In Europa solo la metà (51%) dei lavoratori ha libero accesso a internet in azienda, e in particolare il 40% si vede limitato o proibito l’uso di Facebook. Ma un terzo di loro – dato coerente in tutto il continente, compresa l’Italia (32%) – aggira o ignora le restrizioni aziendali, pur conoscendole, soprattutto per quanto riguarda social network, instant messaging e archiviazione su Cloud.

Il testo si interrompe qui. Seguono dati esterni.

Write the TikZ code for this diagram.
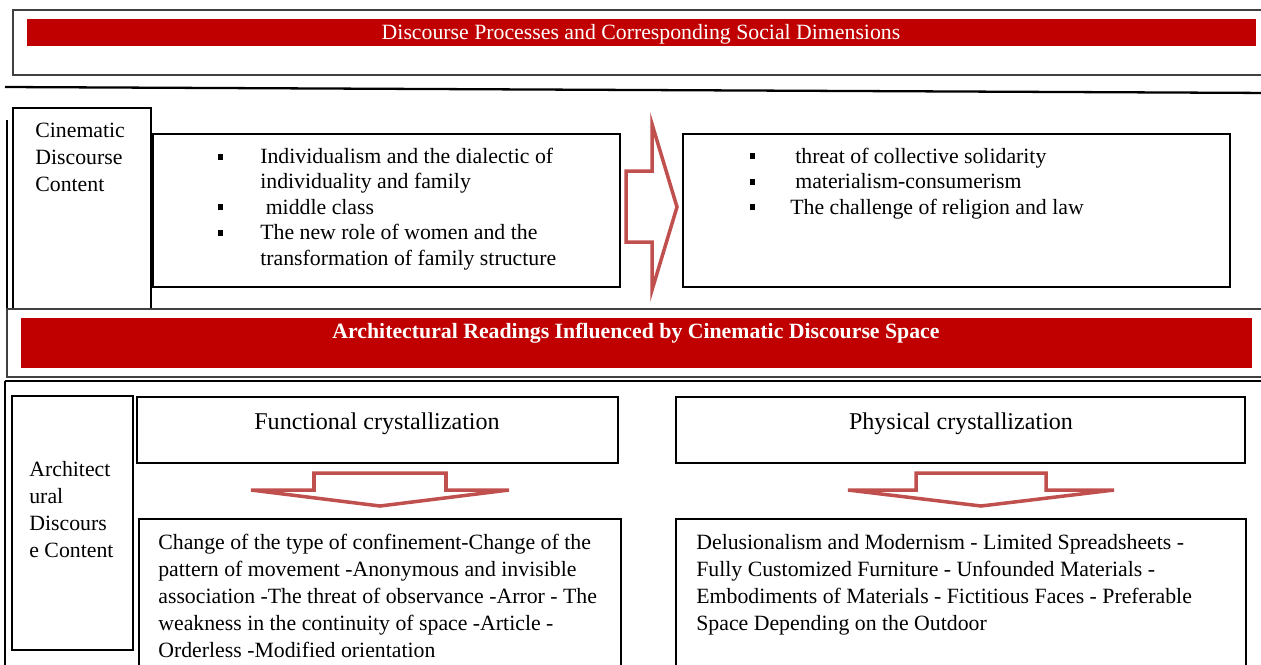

E’ il principale risultato emerso dall’indagine “People-Inspired Security” condotta tra maggio e giugno 2014 dalla società di ricerca indipendente OnePoll e commissionata da Samsung su 4.500 persone in 7 Paesi europei (oltre all’Italia Belgio, Francia, Germania, Gran Bretagna, Olanda e Spagna). Come accennato, più o meno la percentuale di lavoratori nei vari Paesi europei che non rispettano le policy su Facebook è simile a quello italiano – Germania (34%), Spagna (33%), Belgio e Olanda (31%) – con due eccezioni. Gli inglesi sono sorprendentemente i meno corretti d’Europa (41%), mentre i francesi sono i più ligi alle direttive aziendali (20%).
Tornando specificamente all’Italia, al di là di Facebook, il dato di un lavoratore scorretto su tre che ignora le policy corporate resta più o meno coerente anche per altre applicazioni critiche per la sicurezza dei dati aziendali: il 34% infatti usa dispositivi propri per accedere a soluzioni d’archiviazione su Cloud, il 38% a Mobile App, il 29% a servizi di video streaming, e il 26% a Twitter.
Restrizioni per la scarsa fiducia nei dipendenti
I risultati della ricerca suggeriscono che in Europa le restrizioni aziendali legate all’uso di Internet sono dovute alla scarsa fiducia di alcuni datori di lavoro verso i propri dipendenti. Solamente la metà dei lavoratori europei (51%), infatti, dichiara di essere libera di utilizzare la tecnologia come desidera e di venire trattata come competente in materia. Secondo un quinto degli intervistati (17%), il proprio superiore dà per scontata una scarsa conoscenza tecnologica da parte dei dipendenti, imponendo, dunque, severe restrizioni sull’uso dei dispositivi.
«Dal punto di vista della sicurezza, è comprensibile che i datori di lavoro vogliano controllare l’uso della tecnologia da parte dei propri dipendenti. Se, però, questo si traduce nell’ignorare le esigenze del professionista moderno, le aziende potrebbero sperimentare cali di produttività e coinvolgimento», dichiara Dimitrios Tsivrikos, Consumer and Business Psychologist allo University College London, in un comunicato di Samsung. “Come dimostra questo studio, vietare l’utilizzo della tecnologia e l’accesso ad alcuni siti web sul posto di lavoro spesso produce l’effetto opposto rispetto a quello desiderato. Una reale fiducia deve essere reciproca. Le aziende dovrebbero osservare il modo in cui i propri dipendenti lavorano e trovare il modo di incorporarlo positivamente all’interno dell’ambiente professionale».
I più giovani sono i più insofferenti alle policy
Lo studio rivela, inoltre, che in Italia la fascia di età compresa tra i 18 e i 34 anni è la più propensa a sfidare le restrizioni aziendali in materia di accesso a siti web e applicazioni. Praticamente la metà di loro infatti (49%) ammette di ignorare o aggirare abitualmente il divieto di accedere a Facebook, e più di un terzo (36%) quello per i siti di video streaming come YouTube (36%). «I giovani ci stanno rivelando come saranno i luoghi di lavoro tra qualche anno. Le aziende non possono permettersi che la violazione delle norme di sicurezza e sull’uso di Internet diventi la regola – commenta nel comunicato Rob Orr, Vice Presidente Business Enterprise di Samsung Europe -. Considerando che i lavoratori utilizzano sempre di più i propri dispositivi personali sul lavoro e, viceversa, quelli aziendali per motivi privati, è evidente la necessità di tracciare confini definiti tra le due sfere, che siano compresi e rispettati da tutti».